A convoy of some 550 vehicles transporting an estimated 10,000 tons of pure alcohol — stopped at the Russian border with Georgia in late July — has since then apparently grown to 2,000 vehicles. (Itar-Tass, August 21; see Monitor, July 31) Press reports indicating that the convoy was preparing to break through Russian border check points at Nizhny Zaramag and Verkhny Lars in Ossetia were denied by Georgian state minister Niko Lekishvili on August 21.
The original convoy of some 550 vehicles was allegedly smuggling pure alcohol that was destined for the North Ossetian capital of Vladikavkaz. The convoy was halted by the Russian border service in late July after weapons, including anti-tank missiles, were fired at border officials. Following a return fire from border service positions, a "cease-fire" of sorts was arranged, and the convoy remained halted at the border, pending the assessment of "full" customs and excise duties by the Russian border and fiscal authorities.
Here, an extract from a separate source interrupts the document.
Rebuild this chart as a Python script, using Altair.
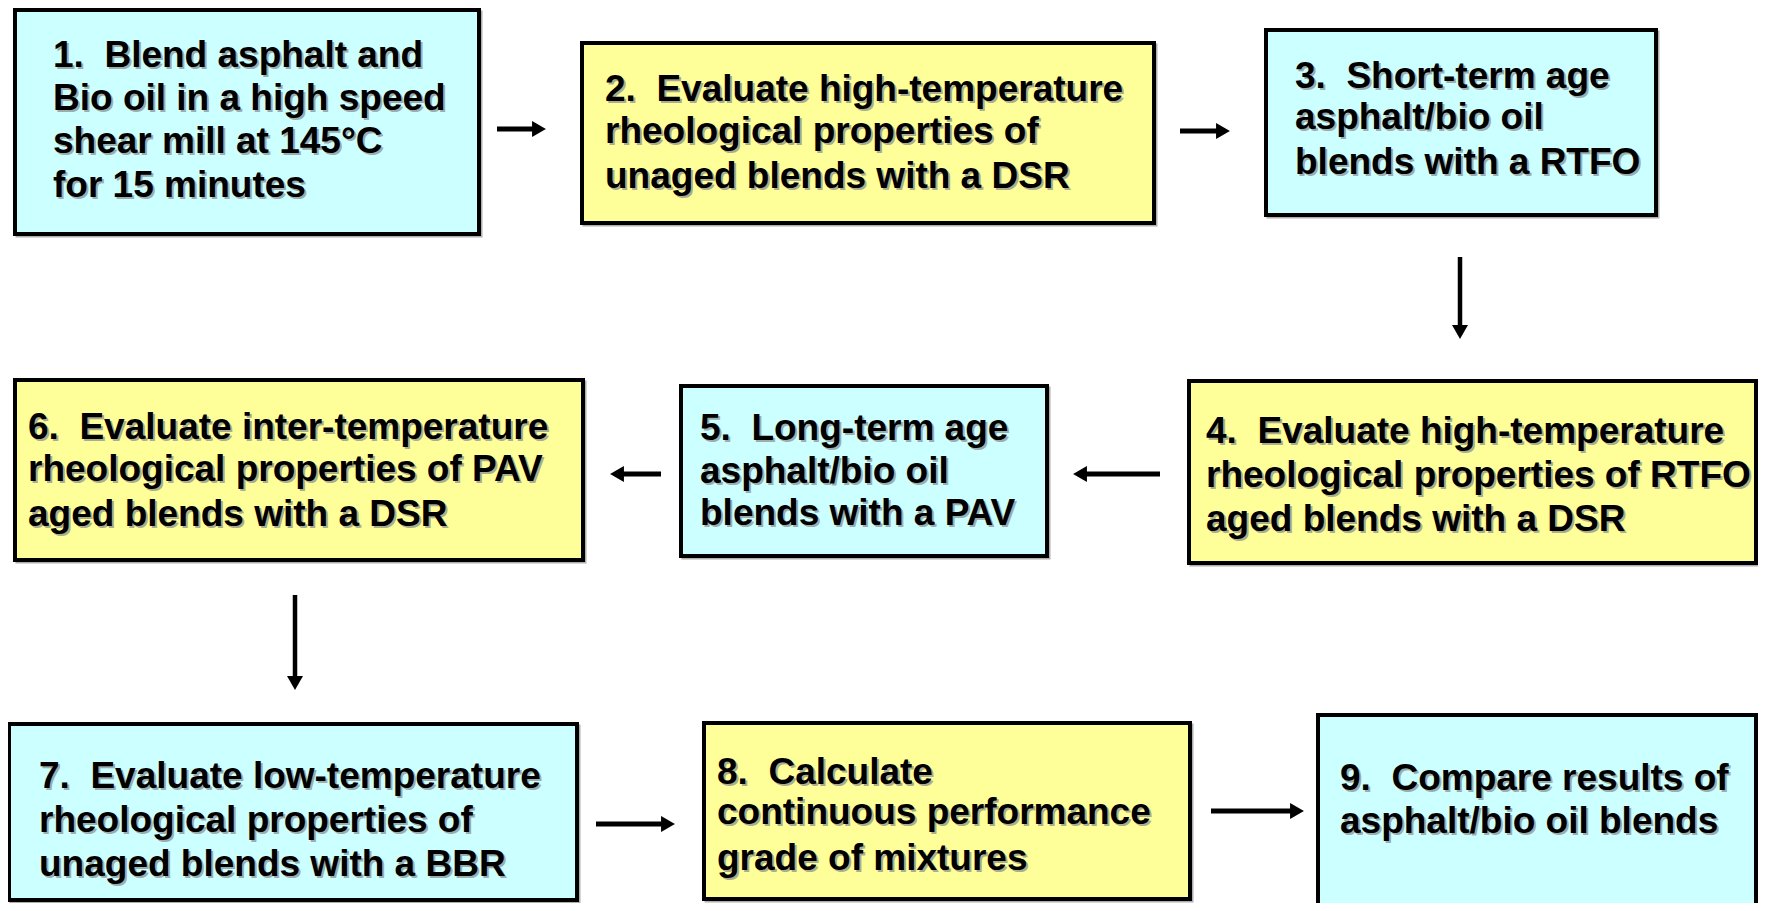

Border officials charged that the convoy was organized by leaders of the "underground vodka business" based in Moscow and St. Petersburg, as well as in Vladikavkaz.
The revelation that the convoy has remained at the border for three weeks, and that it has quadrupled in size during this time, would seem to be something of an embarrassment to both the Russian and the Georgian governments. That the convoy, which apparently originated in the Black Sea port of Poti, managed to traverse much of Georgia without difficulty, and that it arrived at the border by traveling along a south Ossetian military road, underscore the Georgian government’s continued inability to establish control over much of the country’s transportation and military infrastructure. When asked why the Georgian government had not taken stronger actions against the smugglers during this three-week period, Lekishvili responded only that: "It is necessary to thoroughly study the situation".